South Sudan gained political independence from Khartoum in January 2011.
“While war is an occasional and passing occurrence in many parts of the world, in South Sudan peace has been turned into an occasional visitor that rarely visits for no longer than a few days at a time,” Mwaanga noted.
“War has been normalised and the sight of children running away from conflict is more common than that of seeing them playing. This is not how any society should be and the leaders know this only too well.”
He indicated that for some time now, he had been writing about the problems in South Sudan and that such had had major implications on peace in the horn of Africa and in east and Central Africa.
Mwaanga added that the conflict in South Sudan had disappointed many countries in Africa, Europe, Asia and “the Americas which supported the independence of South Sudan financially and materially.”
“It was unfortunate that its highly respected leader John Garang died prematurely in [a] helicopter accident, before independence was attained from Sudan in 2011,” he noted.
“South Sudan, like a number of countries before it, was born out of a protracted civil war with Salva Kiir as President and Riek Machar as his Vice-President. In 2013, tensions that had built up between the two men deteriorated into armed conflict when Kiir accused Machar of planning a coup against him.”
According to UN data, five years of armed conflict in South Sudan led to at least 50,000 deaths, most of whom civilians.
It is estimated further that nearly four million South Sudanese have been displaced since the fighting began and that many others have fled to neighbouring countries like Uganda, DRC, Kenya and even Zambia.
“Although outwardly, this appears to be a political conflict, in reality it has tribal overtones involving the Dinka and Nuer tribes. This highlights the dangers of tribal divisions which still exist on our continent and which continue to pose grave danger to nation states of Africa,” Mwaanga stated.
“After many years of fighting between the political factions and the Dinka and Nuer tribes, Kiir and Machar agreed to reinstate a power-sharing agreement in August, 2015. Less than a year later, in July 2016, the power-sharing agreement collapsed and with it went any semblance of peace and political order.”
Both Kiir and Machar have been accused of war crimes and widespread tribal and militia violence.
“Not surprisingly, the humanitarian situation has been dire and has negatively impacted women and children,” Mwaanga stated.
“More recently, regional leaders have been involved yet again in efforts to bring about peace and national reconciliation in Sudan. The Prime Minister of Ethiopia Abiy Ahmed, the President of Uganda Yoweri Museveni and the President of Sudan Al Bashir have worked hard to seek a new comprehensive peace agreement and ceasefire, which has yet again been signed by the warring parties in South Sudan.”

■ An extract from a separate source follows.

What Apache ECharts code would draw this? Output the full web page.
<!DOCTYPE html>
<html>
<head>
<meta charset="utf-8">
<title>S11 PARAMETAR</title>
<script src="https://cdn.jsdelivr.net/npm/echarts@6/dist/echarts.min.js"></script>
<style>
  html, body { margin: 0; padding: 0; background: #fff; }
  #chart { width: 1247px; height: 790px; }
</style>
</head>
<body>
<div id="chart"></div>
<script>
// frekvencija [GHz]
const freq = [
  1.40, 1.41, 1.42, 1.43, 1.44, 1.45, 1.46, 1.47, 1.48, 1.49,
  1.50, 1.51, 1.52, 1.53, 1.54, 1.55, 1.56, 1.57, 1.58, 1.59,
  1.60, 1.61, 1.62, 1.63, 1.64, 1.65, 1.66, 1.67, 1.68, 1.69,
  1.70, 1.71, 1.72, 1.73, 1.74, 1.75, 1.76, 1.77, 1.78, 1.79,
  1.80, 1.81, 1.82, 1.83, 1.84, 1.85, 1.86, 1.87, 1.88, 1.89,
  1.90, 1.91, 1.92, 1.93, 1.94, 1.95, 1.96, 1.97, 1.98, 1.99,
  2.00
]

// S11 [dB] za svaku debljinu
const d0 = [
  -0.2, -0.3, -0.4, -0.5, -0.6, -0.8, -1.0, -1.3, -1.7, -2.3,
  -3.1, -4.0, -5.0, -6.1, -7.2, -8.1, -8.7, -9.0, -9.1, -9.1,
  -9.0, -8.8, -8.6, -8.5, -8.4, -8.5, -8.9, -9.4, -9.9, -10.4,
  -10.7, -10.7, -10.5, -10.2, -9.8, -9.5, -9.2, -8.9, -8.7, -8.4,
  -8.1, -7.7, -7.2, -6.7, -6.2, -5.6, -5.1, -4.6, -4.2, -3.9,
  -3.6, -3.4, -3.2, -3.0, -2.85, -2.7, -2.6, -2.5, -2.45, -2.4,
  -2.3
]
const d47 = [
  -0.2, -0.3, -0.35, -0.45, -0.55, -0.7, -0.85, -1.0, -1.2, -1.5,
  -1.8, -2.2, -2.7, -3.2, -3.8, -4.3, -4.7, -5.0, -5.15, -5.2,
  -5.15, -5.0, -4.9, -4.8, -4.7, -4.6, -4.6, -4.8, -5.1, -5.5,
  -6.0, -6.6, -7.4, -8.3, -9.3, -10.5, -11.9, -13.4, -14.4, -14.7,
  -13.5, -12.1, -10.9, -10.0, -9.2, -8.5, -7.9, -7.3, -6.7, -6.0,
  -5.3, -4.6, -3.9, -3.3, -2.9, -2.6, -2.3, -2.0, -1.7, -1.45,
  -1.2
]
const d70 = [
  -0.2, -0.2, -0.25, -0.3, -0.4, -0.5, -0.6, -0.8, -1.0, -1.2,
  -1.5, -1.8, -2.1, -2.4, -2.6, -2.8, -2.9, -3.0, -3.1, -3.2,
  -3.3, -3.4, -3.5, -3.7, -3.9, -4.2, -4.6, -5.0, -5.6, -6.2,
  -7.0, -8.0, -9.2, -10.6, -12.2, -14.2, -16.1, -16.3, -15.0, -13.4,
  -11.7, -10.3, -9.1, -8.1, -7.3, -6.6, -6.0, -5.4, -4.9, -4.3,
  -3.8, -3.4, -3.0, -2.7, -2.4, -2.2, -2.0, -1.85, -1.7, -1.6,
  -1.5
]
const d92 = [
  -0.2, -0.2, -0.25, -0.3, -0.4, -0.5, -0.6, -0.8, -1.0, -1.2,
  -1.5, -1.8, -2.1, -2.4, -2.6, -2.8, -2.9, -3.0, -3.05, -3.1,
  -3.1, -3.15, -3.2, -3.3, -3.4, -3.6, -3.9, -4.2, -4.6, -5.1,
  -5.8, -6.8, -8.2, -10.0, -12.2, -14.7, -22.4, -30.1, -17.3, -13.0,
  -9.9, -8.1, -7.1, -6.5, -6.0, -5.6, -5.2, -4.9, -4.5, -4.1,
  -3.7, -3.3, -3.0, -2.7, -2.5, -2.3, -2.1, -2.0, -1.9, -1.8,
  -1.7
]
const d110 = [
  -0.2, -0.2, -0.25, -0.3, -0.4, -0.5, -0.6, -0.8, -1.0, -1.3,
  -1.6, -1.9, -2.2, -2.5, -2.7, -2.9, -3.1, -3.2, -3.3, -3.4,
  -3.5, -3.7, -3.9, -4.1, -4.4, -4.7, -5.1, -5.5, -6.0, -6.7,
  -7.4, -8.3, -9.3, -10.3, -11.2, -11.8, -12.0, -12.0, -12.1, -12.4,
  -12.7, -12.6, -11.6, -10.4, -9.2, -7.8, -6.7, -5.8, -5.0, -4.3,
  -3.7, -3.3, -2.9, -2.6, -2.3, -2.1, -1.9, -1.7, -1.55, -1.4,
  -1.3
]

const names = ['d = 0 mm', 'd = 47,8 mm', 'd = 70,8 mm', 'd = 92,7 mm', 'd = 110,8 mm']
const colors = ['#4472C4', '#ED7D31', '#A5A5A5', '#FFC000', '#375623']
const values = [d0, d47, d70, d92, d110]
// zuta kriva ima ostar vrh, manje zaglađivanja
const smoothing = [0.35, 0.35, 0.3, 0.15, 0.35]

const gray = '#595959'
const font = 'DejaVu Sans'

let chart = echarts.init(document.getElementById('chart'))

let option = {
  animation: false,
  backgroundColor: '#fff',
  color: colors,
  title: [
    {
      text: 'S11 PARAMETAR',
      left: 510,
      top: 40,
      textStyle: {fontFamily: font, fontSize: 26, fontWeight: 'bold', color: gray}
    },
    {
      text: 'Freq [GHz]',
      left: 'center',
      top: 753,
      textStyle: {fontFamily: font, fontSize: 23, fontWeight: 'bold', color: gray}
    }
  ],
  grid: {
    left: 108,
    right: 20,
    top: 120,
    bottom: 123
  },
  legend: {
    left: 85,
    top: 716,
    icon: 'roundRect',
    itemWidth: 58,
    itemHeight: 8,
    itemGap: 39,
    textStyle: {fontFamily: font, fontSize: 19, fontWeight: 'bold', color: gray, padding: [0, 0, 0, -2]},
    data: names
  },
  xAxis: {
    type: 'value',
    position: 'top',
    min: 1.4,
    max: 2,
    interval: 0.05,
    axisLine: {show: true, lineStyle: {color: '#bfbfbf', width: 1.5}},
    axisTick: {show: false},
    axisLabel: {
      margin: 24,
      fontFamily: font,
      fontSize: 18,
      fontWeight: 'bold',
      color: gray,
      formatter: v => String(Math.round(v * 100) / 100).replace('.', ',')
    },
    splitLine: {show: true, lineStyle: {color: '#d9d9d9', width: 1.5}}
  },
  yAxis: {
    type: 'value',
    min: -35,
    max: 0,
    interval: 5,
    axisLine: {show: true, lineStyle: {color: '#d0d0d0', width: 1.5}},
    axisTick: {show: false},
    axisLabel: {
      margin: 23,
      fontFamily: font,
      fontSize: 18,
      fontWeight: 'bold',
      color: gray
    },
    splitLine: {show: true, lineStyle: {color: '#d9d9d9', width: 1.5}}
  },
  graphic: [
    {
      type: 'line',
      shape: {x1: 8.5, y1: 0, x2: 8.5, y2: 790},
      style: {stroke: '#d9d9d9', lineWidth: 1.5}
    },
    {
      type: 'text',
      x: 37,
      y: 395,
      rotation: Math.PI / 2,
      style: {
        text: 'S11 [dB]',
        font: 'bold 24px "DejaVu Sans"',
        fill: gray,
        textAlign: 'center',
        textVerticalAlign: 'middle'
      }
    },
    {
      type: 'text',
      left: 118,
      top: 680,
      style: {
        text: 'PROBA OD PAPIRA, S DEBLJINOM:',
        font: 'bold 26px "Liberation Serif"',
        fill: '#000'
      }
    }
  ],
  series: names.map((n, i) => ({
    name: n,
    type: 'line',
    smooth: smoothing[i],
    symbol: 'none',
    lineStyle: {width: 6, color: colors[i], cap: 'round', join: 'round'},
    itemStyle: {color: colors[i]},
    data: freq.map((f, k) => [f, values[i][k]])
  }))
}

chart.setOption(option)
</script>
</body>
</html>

The peace agreement is aimed at ending five years of civil war which reinstates Machar (a Nuer) as Vice-President and retains Kiir (a Dinka) as President.
“I can only hope that both sides will honour and faithfully adhere to the terms of the new agreement and bring honour to our continent which has been ravaged by war and conflicts, at a time when the world, with a few exceptions, is slowly moving towards recognising the importance of peace, dialogue and reconciliation, both inter and intra,” Mwaanga stated.
“People of goodwill the world over should support implementation of the new peace agreement in South Sudan, which I hope will represent the difference between war and peace. It is also important to commend countries which have worked hard and sacrificed so much to bring about the new peace and ceasefire agreement and those that have borne the brunt of South Sudanese refugees, such as Ethiopia, Sudan, Uganda, IGAD States, Democratic Republic of the Congo, Tanzania, Kenya, the United States of America, the European Union, Botswana, South Africa, Nigeria, Zambia and others.”
Mwaanga stated that it was now up to the South Sudanese leaders to demonstrate seriousness, maturity and love for their people “who have suffered beyond description.”